Hi @raulsf6, I've worked out the issue with the ResizeKind.IsoPad and not working correctly. It dawned on me that the coords of the boxes from the results were based on a padded image which has either black bars at top and bottom or right and left depending on the aspect ratio. The same coords were then being applied to the original image which hadn't been padded. So the trick is to calculate the xoffset and yoffset that would have been used in the model image transformation and use these to adjust the xGain and yGain plus translating the centrex and centre y.

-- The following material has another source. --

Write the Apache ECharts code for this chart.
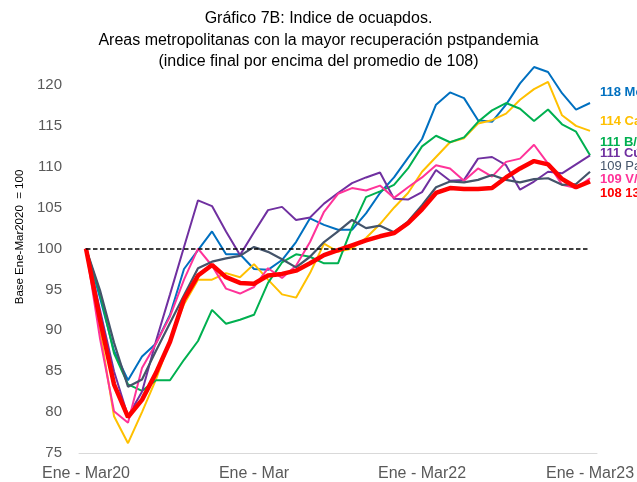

Here's my original code (before your NMS) but if you do decide to use the IsoPad and train model with padding then this is what you'll need. I am finding much better confidence results with the padded image model as there is no distortion of the image.

public IReadOnlyList GetResults(string file, float imageWidth, float imageHeight, string[] categories, float scoreThres = 0.5f, float iouThres = 0.5f) {

  //List<float[]> postProcesssedResults = new List<float[]>();

  int size = Output.Length; // 1x25200x85=2142000
  int dimensions = categories.Length + 5;
  int rows = (int)(size / dimensions); //25200
  int confidenceIndex = 4;
  int labelStartIndex = 5;
  float modelWidth = 640.0F;
  float modelHeight = 640.0F;

 float xoffset = 0;
  float yoffset = 0;

  float aspectratio = imageWidth / imageHeight;

  if (aspectratio > 1) { // most common for videos
    float actual_imageheight = modelWidth / aspectratio;
    yoffset = (modelHeight - actual_imageheight) / 2F;
  } else { // I guess common for mobile phones videos
    float actual_imagewidth = modelHeight * aspectratio;
    xoffset = (modelWidth - actual_imagewidth) / 2F;
  }

  float xGain = (modelWidth - (xoffset * 2)) / imageWidth;
  float yGain = (modelHeight - (yoffset * 2)) / imageHeight;

  List<YoloV5Result> resultsNms = new List<YoloV5Result>();

  for (int i = 0; i < rows; ++i) {

    int index = i * dimensions;
    if (Output[index + confidenceIndex] <= scoreThres) continue;

    for (int j = labelStartIndex; j < dimensions; ++j) {
      Output[index + j] = Output[index + j] * Output[index + confidenceIndex];
    }

    for (int k = labelStartIndex; k < dimensions; ++k) {

      if (Output[index + k] <= scoreThres) continue;

      string label = categories[k - labelStartIndex];
      float confidence = Output[index + k];

      Output[index] = Output[index] - xoffset;
      Output[index+1] = Output[index+1] - yoffset;

      var x1 = (Output[index] - Output[index + 2] / 2) / xGain; //top left x
      var y1 = (Output[index + 1] - Output[index + 3] / 2) / yGain; //top left y
      var x2 = (Output[index] + Output[index + 2] / 2) / xGain; //bottom right x
      var y2 = (Output[index + 1] + Output[index + 3] / 2) / yGain; //bottom right y

      resultsNms.Add(new YoloV5Result(x1, y1, x2, y2, label, confidence, ""));

    }
  }

  List<YoloV5Result> r = new List<YoloV5Result>();

  foreach(var label in resultsNms.Select(p => p.Label).Distinct()) {
    r.Add(resultsNms.Where(p => p.Label == label).OrderByDescending(p => p.Confidence).First());
  }

  return r;

}
BobLd commented 3 years ago

@deanbennettdeveloper, if you think it is useful, please make a commit to the same branch as @raulsf6. Could be useful to have everything in a single branche

keesschollaart81 commented 3 years ago

I wanted to work in C# with the latest Yolov5 (release 4). The script provided by @BobLd https://github.com/BobLd/YOLOv4MLNet/issues/2#issuecomment-748586959 came close but did not work for me. I'm still no sure why this is but the way the offset was calculated resulted in wrong data for the output of my model.

I had to rewrite and optimized along the way here and there. As this topic/repo was very useful I'd wanted to give back a bit by sharing my script: https://gist.github.com/keesschollaart81/83de609f0852670656290fe0180da318. I'm not using ML.NET but 96% of the code can be reused if you like.

It's basically my C# rewrite of this

BobLd commented 3 years ago

@keesschollaart81, amazing! I'll add that to the ReadMe.